Write out each line of the listing as it stands, without the images.

| MATERIAL |
______
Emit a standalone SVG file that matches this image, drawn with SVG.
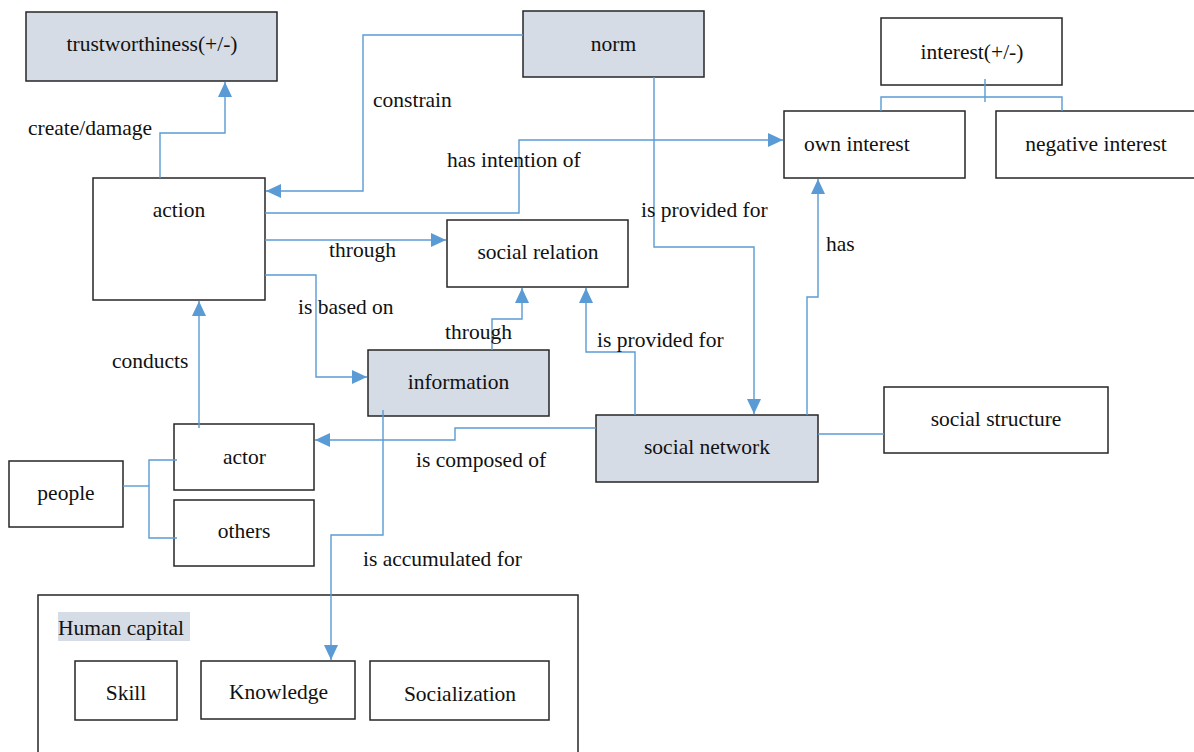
<svg xmlns="http://www.w3.org/2000/svg" width="1194" height="752" viewBox="0 0 1194 752">
<defs>
<style>
.box{fill:#ffffff;stroke:#262626;stroke-width:1.5}
.hl{fill:#d6dce5;stroke:#262626;stroke-width:1.5}
.c{fill:none;stroke:#5b9bd5;stroke-width:1.4}
.a{marker-end:url(#arr)}
text{font-family:'Liberation Serif','Tinos','Times New Roman','DejaVu Serif',serif;font-size:21.5px;fill:#111}
.m{text-anchor:middle}
</style>
<marker id="arr" markerUnits="userSpaceOnUse" markerWidth="16" markerHeight="14" refX="15" refY="7" orient="auto">
<path d="M0,0 L15,7 L0,14 z" fill="#5b9bd5"/>
</marker>
</defs>
<rect width="1194" height="752" fill="#ffffff"/>

<g id="trustworthiness"><rect class="hl" x="26" y="12" width="251" height="69"/><text class="m" x="152" y="51" font-family="Liberation Serif, serif">trustworthiness(+/-)</text></g>
<g id="norm"><rect class="hl" x="523" y="11" width="181" height="66"/><text class="m" x="613.5" y="51">norm</text></g>
<g id="interest"><rect class="box" x="881" y="18" width="181" height="67"/><text class="m" x="972" y="59">interest(+/-)</text></g>
<g id="own-interest"><rect class="box" x="784" y="111" width="181" height="67"/><text x="804" y="151">own interest</text></g>
<g id="negative-interest"><rect class="box" x="996" y="111" width="200" height="67"/><text class="m" x="1096" y="151">negative interest</text></g>
<g id="action"><rect class="box" x="93" y="178" width="172" height="122"/><text class="m" x="179" y="217">action</text></g>
<g id="social-relation"><rect class="box" x="447" y="220" width="181" height="67"/><text class="m" x="538" y="259">social relation</text></g>
<g id="information"><rect class="hl" x="368" y="350" width="181" height="66"/><text class="m" x="458.5" y="389">information</text></g>
<g id="social-network"><rect class="hl" x="596" y="415" width="222" height="67"/><text class="m" x="707" y="454">social network</text></g>
<g id="social-structure"><rect class="box" x="884" y="387" width="224" height="66"/><text class="m" x="996" y="426">social structure</text></g>
<g id="actor"><rect class="box" x="174" y="424" width="140" height="66"/><text class="m" x="244.5" y="464">actor</text></g>
<g id="others"><rect class="box" x="174" y="500" width="140" height="66"/><text class="m" x="244" y="538">others</text></g>
<g id="people"><rect class="box" x="9" y="461" width="114" height="66"/><text class="m" x="66" y="500">people</text></g>
<g id="human-capital">
<rect class="box" x="38" y="595" width="540" height="170"/>
<rect x="58" y="612" width="132" height="29" fill="#d6dce5"/>
<text x="58" y="635">Human capital</text>
</g>
<g id="skill"><rect class="box" x="75" y="661" width="102" height="59"/><text class="m" x="126" y="700">Skill</text></g>
<g id="knowledge"><rect class="box" x="201" y="661" width="154" height="58"/><text class="m" x="278.5" y="699">Knowledge</text></g>
<g id="socialization"><rect class="box" x="370" y="661" width="179" height="59"/><text class="m" x="460" y="701">Socialization</text></g>

<g id="connectors">
<polyline class="c a" points="160,178 160,133 225,133 225,82"/>
<polyline class="c a" points="523,35 363,35 363,191 266,191"/>
<polyline class="c a" points="265,213 519,213 519,140 783,140"/>
<polyline class="c a" points="265,240 446,240"/>
<polyline class="c a" points="265,275 316,275 316,377 367,377"/>
<polyline class="c a" points="199,428 199,301"/>
<polyline class="c a" points="492,350 492,319 522,319 522,288"/>
<polyline class="c a" points="635,415 635,352 586,352 586,288"/>
<polyline class="c a" points="654,77 654,247 754,247 754,414"/>
<polyline class="c a" points="807,415 807,297 818,297 818,179"/>
<polyline class="c" points="985,79 985,102"/>
<polyline class="c" points="881,111 881,97 1062,97 1062,111"/>
<polyline class="c a" points="596,428 455,428 455,440 315,440"/>
<polyline class="c" points="818,434 884,434"/>
<polyline class="c" points="123,486 149,486"/>
<polyline class="c" points="177,460 149,460 149,538 177,538"/>
<polyline class="c a" points="383,410 383,535 331,535 331,660"/>
</g>

<g id="labels">
<text x="28" y="135">create/damage</text>
<text x="373" y="107">constrain</text>
<text x="447" y="167">has intention of</text>
<text x="329" y="257">through</text>
<text x="298" y="314">is based on</text>
<text x="641" y="217">is provided for</text>
<text x="826" y="251">has</text>
<text x="112" y="368">conducts</text>
<text x="445" y="339">through</text>
<text x="597" y="347">is provided for</text>
<text x="416" y="467">is composed of</text>
<text x="363" y="566">is accumulated for</text>
</g>
</svg>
______
| COMPLETE ANSWER |
Emit a standalone SVG file that matches this image, drawn with SVG.
<svg xmlns="http://www.w3.org/2000/svg" width="1194" height="752" viewBox="0 0 1194 752">
<defs>
<style>
.box{fill:#ffffff;stroke:#262626;stroke-width:1.5}
.hl{fill:#d6dce5;stroke:#262626;stroke-width:1.5}
.c{fill:none;stroke:#5b9bd5;stroke-width:1.4}
.a{marker-end:url(#arr)}
text{font-family:'Liberation Serif','Tinos','Times New Roman','DejaVu Serif',serif;font-size:21.5px;fill:#111}
.m{text-anchor:middle}
</style>
<marker id="arr" markerUnits="userSpaceOnUse" markerWidth="16" markerHeight="14" refX="15" refY="7" orient="auto">
<path d="M0,0 L15,7 L0,14 z" fill="#5b9bd5"/>
</marker>
</defs>
<rect width="1194" height="752" fill="#ffffff"/>

<g id="trustworthiness"><rect class="hl" x="26" y="12" width="251" height="69"/><text class="m" x="152" y="51" font-family="Liberation Serif, serif">trustworthiness(+/-)</text></g>
<g id="norm"><rect class="hl" x="523" y="11" width="181" height="66"/><text class="m" x="613.5" y="51">norm</text></g>
<g id="interest"><rect class="box" x="881" y="18" width="181" height="67"/><text class="m" x="972" y="59">interest(+/-)</text></g>
<g id="own-interest"><rect class="box" x="784" y="111" width="181" height="67"/><text x="804" y="151">own interest</text></g>
<g id="negative-interest"><rect class="box" x="996" y="111" width="200" height="67"/><text class="m" x="1096" y="151">negative interest</text></g>
<g id="action"><rect class="box" x="93" y="178" width="172" height="122"/><text class="m" x="179" y="217">action</text></g>
<g id="social-relation"><rect class="box" x="447" y="220" width="181" height="67"/><text class="m" x="538" y="259">social relation</text></g>
<g id="information"><rect class="hl" x="368" y="350" width="181" height="66"/><text class="m" x="458.5" y="389">information</text></g>
<g id="social-network"><rect class="hl" x="596" y="415" width="222" height="67"/><text class="m" x="707" y="454">social network</text></g>
<g id="social-structure"><rect class="box" x="884" y="387" width="224" height="66"/><text class="m" x="996" y="426">social structure</text></g>
<g id="actor"><rect class="box" x="174" y="424" width="140" height="66"/><text class="m" x="244.5" y="464">actor</text></g>
<g id="others"><rect class="box" x="174" y="500" width="140" height="66"/><text class="m" x="244" y="538">others</text></g>
<g id="people"><rect class="box" x="9" y="461" width="114" height="66"/><text class="m" x="66" y="500">people</text></g>
<g id="human-capital">
<rect class="box" x="38" y="595" width="540" height="170"/>
<rect x="58" y="612" width="132" height="29" fill="#d6dce5"/>
<text x="58" y="635">Human capital</text>
</g>
<g id="skill"><rect class="box" x="75" y="661" width="102" height="59"/><text class="m" x="126" y="700">Skill</text></g>
<g id="knowledge"><rect class="box" x="201" y="661" width="154" height="58"/><text class="m" x="278.5" y="699">Knowledge</text></g>
<g id="socialization"><rect class="box" x="370" y="661" width="179" height="59"/><text class="m" x="460" y="701">Socialization</text></g>

<g id="connectors">
<polyline class="c a" points="160,178 160,133 225,133 225,82"/>
<polyline class="c a" points="523,35 363,35 363,191 266,191"/>
<polyline class="c a" points="265,213 519,213 519,140 783,140"/>
<polyline class="c a" points="265,240 446,240"/>
<polyline class="c a" points="265,275 316,275 316,377 367,377"/>
<polyline class="c a" points="199,428 199,301"/>
<polyline class="c a" points="492,350 492,319 522,319 522,288"/>
<polyline class="c a" points="635,415 635,352 586,352 586,288"/>
<polyline class="c a" points="654,77 654,247 754,247 754,414"/>
<polyline class="c a" points="807,415 807,297 818,297 818,179"/>
<polyline class="c" points="985,79 985,102"/>
<polyline class="c" points="881,111 881,97 1062,97 1062,111"/>
<polyline class="c a" points="596,428 455,428 455,440 315,440"/>
<polyline class="c" points="818,434 884,434"/>
<polyline class="c" points="123,486 149,486"/>
<polyline class="c" points="177,460 149,460 149,538 177,538"/>
<polyline class="c a" points="383,410 383,535 331,535 331,660"/>
</g>

<g id="labels">
<text x="28" y="135">create/damage</text>
<text x="373" y="107">constrain</text>
<text x="447" y="167">has intention of</text>
<text x="329" y="257">through</text>
<text x="298" y="314">is based on</text>
<text x="641" y="217">is provided for</text>
<text x="826" y="251">has</text>
<text x="112" y="368">conducts</text>
<text x="445" y="339">through</text>
<text x="597" y="347">is provided for</text>
<text x="416" y="467">is composed of</text>
<text x="363" y="566">is accumulated for</text>
</g>
</svg>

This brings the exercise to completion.